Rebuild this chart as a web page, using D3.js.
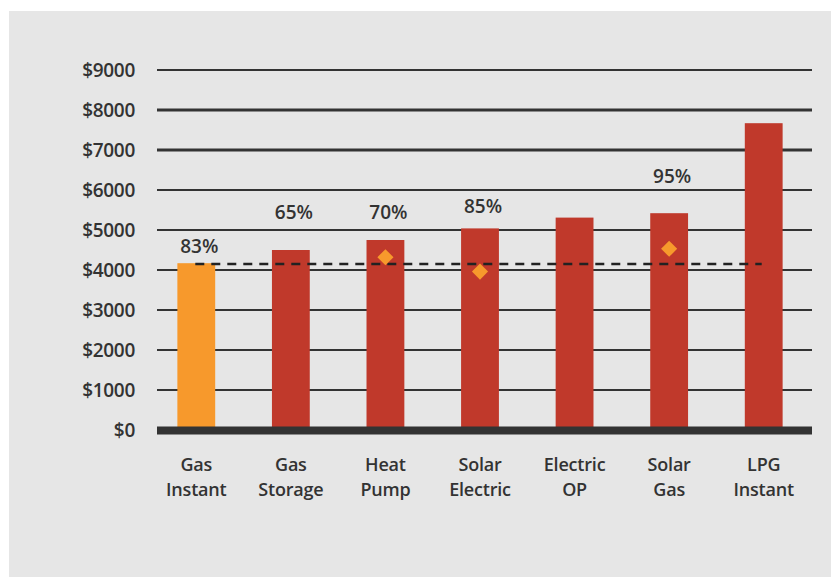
<!DOCTYPE html>
<html lang="en">
<head>
<meta charset="utf-8">
<title>Hot water system costs</title>
<script src="https://cdn.jsdelivr.net/npm/d3@7"></script>
<style>
  body { margin: 0; background: #fff; }
  svg text { font-family: "Open Sans", sans-serif; font-weight: 600; fill: #333; }
</style>
</head>
<body>
<div class="chart"></div>

<script>

// data
var systems = [["Gas", "Instant"], ["Gas", "Storage"], ["Heat", "Pump"], ["Solar", "Electric"],
               ["Electric", "OP"], ["Solar", "Gas"], ["LPG", "Instant"]];
var costs = [4170, 4500, 4750, 5040, 5310, 5420, 7670];
var diamonds = [null, null, 4320, 3960, null, 4530, null];
var efficiency = ["83%", "65%", "70%", "85%", null, "95%", null];
var effLevel = [4600, 5430, 5430, 5580, null, 6350, null];   // where the % text sits
var reference = 4150;   // dashed line, Gas Instant cost
var ticks = [0, 1000, 2000, 3000, 4000, 5000, 6000, 7000, 8000, 9000];

var width = 831,
    height = 577;

var svg = d3.select(".chart").append("svg")
    .attr("width", width)
    .attr("height", height);

// grey panel
svg.append("rect")
    .attr("x", 9).attr("y", 11)
    .attr("width", width - 9).attr("height", height - 11)
    .attr("fill", "#e6e6e6");

var x = d3.scaleBand()
    .domain(d3.range(systems.length))
    .range([149, 811])
    .paddingInner(0.6)
    .paddingOuter(0.3);

var y = d3.scaleLinear()
    .domain([0, 9000])
    .range([430, 70]);

// gridlines
svg.selectAll(".grid")
    .data(ticks.filter(function(t) { return t > 0; }))
    .enter().append("line")
    .attr("x1", 157).attr("x2", 812)
    .attr("y1", function(d) { return y(d); })
    .attr("y2", function(d) { return y(d); })
    .attr("stroke", "#333")
    .attr("stroke-width", function(d) { return (d == 7000 || d == 8000) ? 3 : 2.2; });

// y labels
svg.selectAll(".ylab")
    .data(ticks)
    .enter().append("text")
    .attr("x", 135)
    .attr("y", function(d) { return y(d); })
    .attr("dy", "0.35em")
    .attr("text-anchor", "end")
    .style("font-size", "19px")
    .style("letter-spacing", "-0.3px")
    .text(function(d) { return "$" + d; });

// bars
svg.selectAll(".bar")
    .data(costs)
    .enter().append("rect")
    .attr("x", function(d, i) { return x(i); })
    .attr("y", function(d) { return y(d); })
    .attr("width", x.bandwidth())
    .attr("height", function(d) { return y(0) - y(d); })
    .attr("fill", function(d, i) { return i == 0 ? "#f7992c" : "#c0392b"; });

// baseline
svg.append("line")
    .attr("x1", 157).attr("x2", 812)
    .attr("y1", y(0) + 0.5).attr("y2", y(0) + 0.5)
    .attr("stroke", "#333")
    .attr("stroke-width", 8);

// dashed reference line
svg.append("line")
    .attr("x1", x(0) + x.bandwidth() / 2 - 1)
    .attr("x2", x(6) + x.bandwidth() / 2 - 2)
    .attr("y1", y(reference)).attr("y2", y(reference))
    .attr("stroke", "#222")
    .attr("stroke-width", 2.5)
    .attr("stroke-dasharray", "9,7");

// diamonds
var diamond = d3.symbol().type(d3.symbolSquare).size(130);
svg.selectAll(".dia")
    .data(diamonds.map(function(v, i) { return {v: v, i: i}; }).filter(function(d) { return d.v != null; }))
    .enter().append("path")
    .attr("d", diamond)
    .attr("transform", function(d) {
      return "translate(" + (x(d.i) + x.bandwidth() / 2) + "," + y(d.v) + ") rotate(45)";
    })
    .attr("fill", "#f7992c");

// efficiency labels
svg.selectAll(".eff")
    .data(efficiency.map(function(v, i) { return {v: v, i: i}; }).filter(function(d) { return d.v != null; }))
    .enter().append("text")
    .attr("x", function(d) { return x(d.i) + x.bandwidth() / 2 + 3; })
    .attr("y", function(d) { return y(effLevel[d.i]); })
    .attr("dy", "0.35em")
    .attr("text-anchor", "middle")
    .style("font-size", "19px")
    .text(function(d) { return d.v; });

// category labels, two lines each
[0, 1].forEach(function(line) {
  svg.selectAll(".cat" + line)
      .data(systems)
      .enter().append("text")
      .attr("x", function(d, i) { return x(i) + x.bandwidth() / 2; })
      .attr("y", 465 + line * 24.8)
      .attr("dy", "0.35em")
      .attr("text-anchor", "middle")
      .style("font-size", "18px")
      .style("letter-spacing", "-0.2px")
      .text(function(d) { return d[line]; });
});

</script>
</body>
</html>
__________________________________________________
* _What to produce_
Gather up every line from the listing above in which the word "chart" occurs.

* _Result of the task_
Rebuild this chart as a web page, using D3.js.
<div class="chart"></div>
var svg = d3.select(".chart").append("svg")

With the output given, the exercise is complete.